You are viewing a plain text version of this content. The canonical link for it is here.

Posted to users@solr.apache.org by Drini Cami <cd...@gmail.com> on 2021/05/06 18:22:13 UTC

text_en_splitting with quotes not matching when there are 2 adjacent stopwords

Hello! I have a question about the text_en_splitting fieldType (solr 8.8.2,
very vanilla schema). I noticed that it was failing for queries like:
`title:"The
Mark of the Crown"`, but succeeding for queries like `title:The Mark of the
Crown`. Using the solr analysis tool, I noticed that the index analyzer
converts "The Mark of the Crown" to `[_, mark, _, crown]`, but the query
analyzer converts it to `[_, mark, _, _, crown]`. I then noticed the index
analyzer has as a final filter FlattenGraphFilterFactory, which seems to
combine adjacent `_`. I tried also adding FlattenGraphFilterFactory to the
query analyzer and that fixed the issue. Is this a reasonable solution? If
so, should that be the default? Or am I using the wrong fieldType
altogether?

Thank you,

Drini

Re: text_en_splitting with quotes not matching when there are 2 adjacent stopwords

Posted by Alessandro Benedetti <a....@sease.io>.

Hi Drini,
I would recommend investigating the code a bit, that token filter is meant
to flat multiple terms at the same position to make it super simple so It
seems suspicious that merging two adjacent tokens putting generated
incorrect positions is what happens.
Have you checked the positionLength, position attributes of the tokens
generated?

Cheers
--------------------------
Alessandro Benedetti
Apache Lucene/Solr Committer
Director, R&D Software Engineer, Search Consultant

www.sease.io


On Thu, 6 May 2021 at 19:54, Drini Cami <cd...@gmail.com> wrote:

> Hello!
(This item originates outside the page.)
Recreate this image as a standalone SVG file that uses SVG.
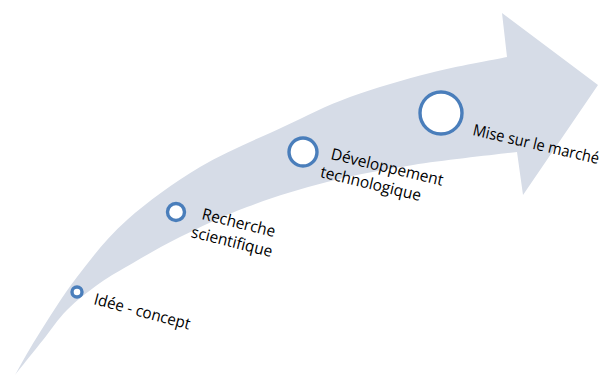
<svg xmlns="http://www.w3.org/2000/svg" width="611" height="376" viewBox="0 0 611 376">
<style>
.stage{fill:#fff;stroke:#4A7EBB;stroke-width:3.4}
.lbl{font-family:"Open Sans","Noto Sans","Liberation Sans",sans-serif;font-size:16px;fill:#000}
</style>
<rect width="611" height="376" fill="#fff"/>
<g id="arrow">
<path fill="#D6DCE7" d="M15,375 C18.7,368.7 26.7,353.3 37,337 C47.3,320.7 62,296.5 77,277 C92,257.5 106.5,238.3 127,220 C147.5,201.7 174,182.5 200,167 C226,151.5 258,138.7 283,127 C308,115.3 325.5,106 350,97 C374.5,88 403.8,79.7 430,73 C456.2,66.3 494.2,59.7 507,57 L502,13 L598,85 L523,195 L517,152 C499.7,154.2 444.7,160 413,165 C381.3,170 354.7,175 327,182 C299.3,189 271.5,197.8 247,207 C222.5,216.2 199,227.7 180,237 C161,246.3 146.3,255.3 133,263 C119.7,270.7 111,275.2 100,283 C89,290.8 76.5,300.5 67,310 C57.5,319.5 51.7,329.2 43,340 C34.3,350.8 19.7,369.2 15,375 Z"/>
</g>
<g id="connectors"></g>
<g id="idee">
<circle class="stage" cx="77" cy="292" r="5"/>
<text class="lbl" transform="translate(93,304) rotate(15)" textLength="99" lengthAdjust="spacingAndGlyphs">Idée - concept</text>
</g>
<g id="recherche">
<circle class="stage" cx="176" cy="212" r="8.5"/>
<text class="lbl" transform="translate(201,219) rotate(14)"><tspan x="0" y="0" textLength="75" lengthAdjust="spacingAndGlyphs">Recherche</tspan><tspan x="-6" y="20" textLength="83" lengthAdjust="spacingAndGlyphs">scientifique</tspan></text>
</g>
<g id="developpement">
<circle class="stage" cx="303" cy="152" r="14"/>
<text class="lbl" transform="translate(330,159) rotate(13.5)"><tspan x="0" y="0" textLength="115" lengthAdjust="spacingAndGlyphs">Développement</tspan><tspan x="-6" y="20" textLength="103" lengthAdjust="spacingAndGlyphs">technologique</tspan></text>
</g>
<g id="marche">
<circle class="stage" cx="441" cy="113" r="21" stroke-width="3.6"/>
<text class="lbl" transform="translate(472,135) rotate(13)" textLength="129" lengthAdjust="spacingAndGlyphs">Mise sur le marché</text>
</g>
</svg>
I have a question about the text_en_splitting fieldType (solr 8.8.2,
> very vanilla schema). I noticed that it was failing for queries like:
> `title:"The
> Mark of the Crown"`, but succeeding for queries like `title:The Mark of the
> Crown`. Using the solr analysis tool, I noticed that the index analyzer
> converts "The Mark of the Crown" to `[_, mark, _, crown]`, but the query
> analyzer converts it to `[_, mark, _, _, crown]`. I then noticed the index
> analyzer has as a final filter FlattenGraphFilterFactory, which seems to
> combine adjacent `_`. I tried also adding FlattenGraphFilterFactory to the
> query analyzer and that fixed the issue. Is this a reasonable solution? If
> so, should that be the default? Or am I using the wrong fieldType
> altogether?
>
> Thank you,
>
> Drini
>